World Youth Day Panama follows by some three months the controversial “Synod on Young People, the Faith and Vocational Discernment” in Rome.

The Youth Synod, called with the expressed purpose of addressing challenges faced by young people and assisting in their vocational discernment, ended after some dubious processes, with Catholic principles on sexuality and the Church’s governance and apostolic nature potentially at risk for questionable reinterpretation.

Sections in the final Synod document on sexuality, “synodality,” and the role of women in the Church, along with the document’s deference to its working document (Instrumentum laboris) met with pushback from some Synod fathers but still passed with the required two-thirds majority.

Language in the final document calling for the “presence of women in ecclesial bodies at all levels” – and that their participation be included in “ecclesial decision-making processes” – raised a red flag pertaining to the ongoing campaign by some for women “priests.”

World Youth Day was created in 1985 by Pope John Paul II as a commitment to youth and young adults by the Church, and for young people to gather for prayer, Mass, and to celebrate the Catholic faith. Being a significant gathering of youth has made it the target at times for promulgation of problematic beliefs and principles in regard to sexuality.

This year’s event focusing on the role of women in the Church amid the outcome of the controversial Youth Synod raises again signals of a possible female diaconate.

The push for women deacons is largely regarded as a Trojan horse or side-door opening for women’s “ordination” to the priesthood – not possible as the Church’s divine constitution as given by Christ holds that the Church can confer priestly ordination only on men.

The pope agreed in 2016 to establish a commission to study the role of deaconesses in the early Church after a group of women religious questioned what prevents the Catholic Church from allowing women as permanent deacons.

Pope St.
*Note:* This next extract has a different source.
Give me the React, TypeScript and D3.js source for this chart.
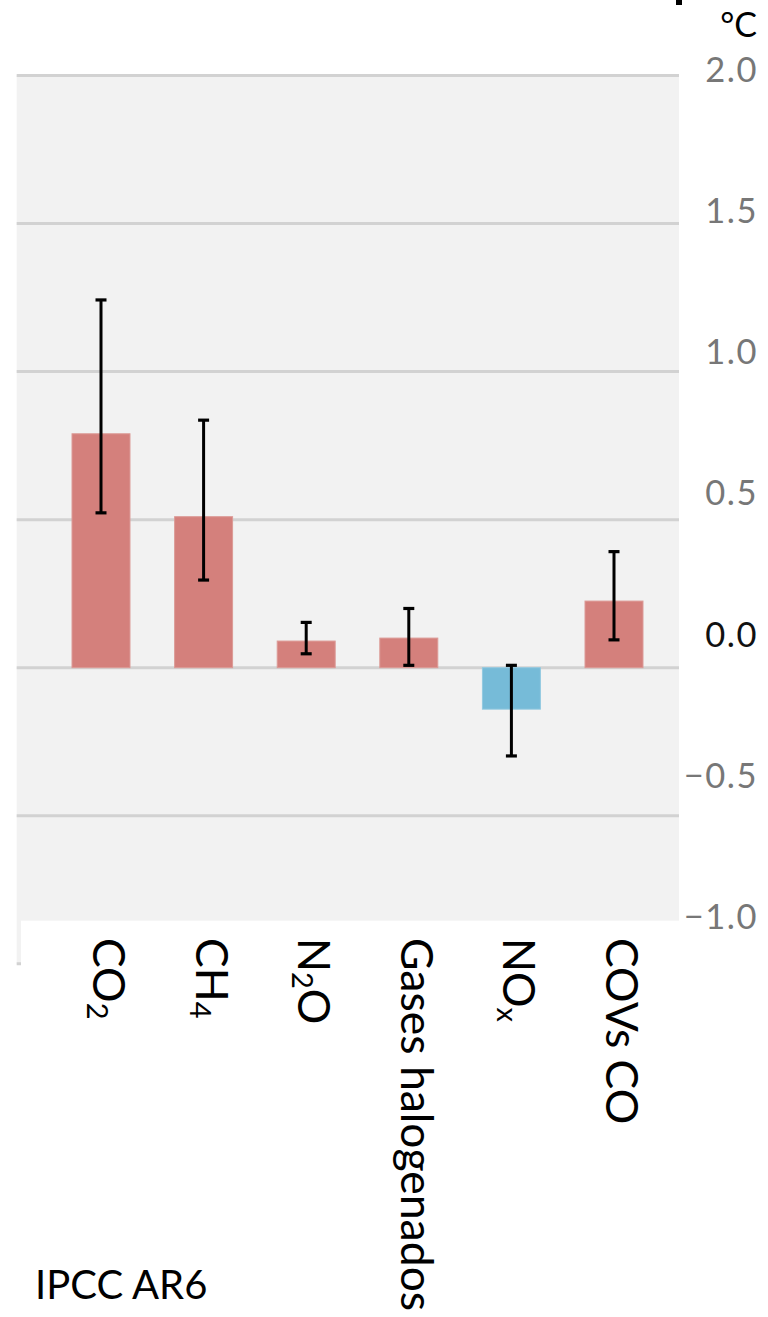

John Paul II, in his apostolic letter Ordinatio Sacerdotalis, wrote that “the Church has no authority whatsoever to confer priestly ordination on women and that this judgment is to be definitively held by all the Church's faithful.”

Because, as the Catechism of the Catholic Church states (CCC 1577), “Only a baptized man validly receives sacred ordination.” The diaconate is included in the sacrament of holy orders, so only men can be ordained deacons. Debate continues over whether deaconesses in the early Church were in any fashion “ordained.”

Austrian Cardinal Christoph Schönborn, a close associate of Pope Francis, has added to speculation about the female diaconate, having expressed hope he might one day “also ordain women to the diaconate.” 

More than 47,000 young people from 155 countries have registered to attend WYD, according to organizers, with another 168,000 in the application process.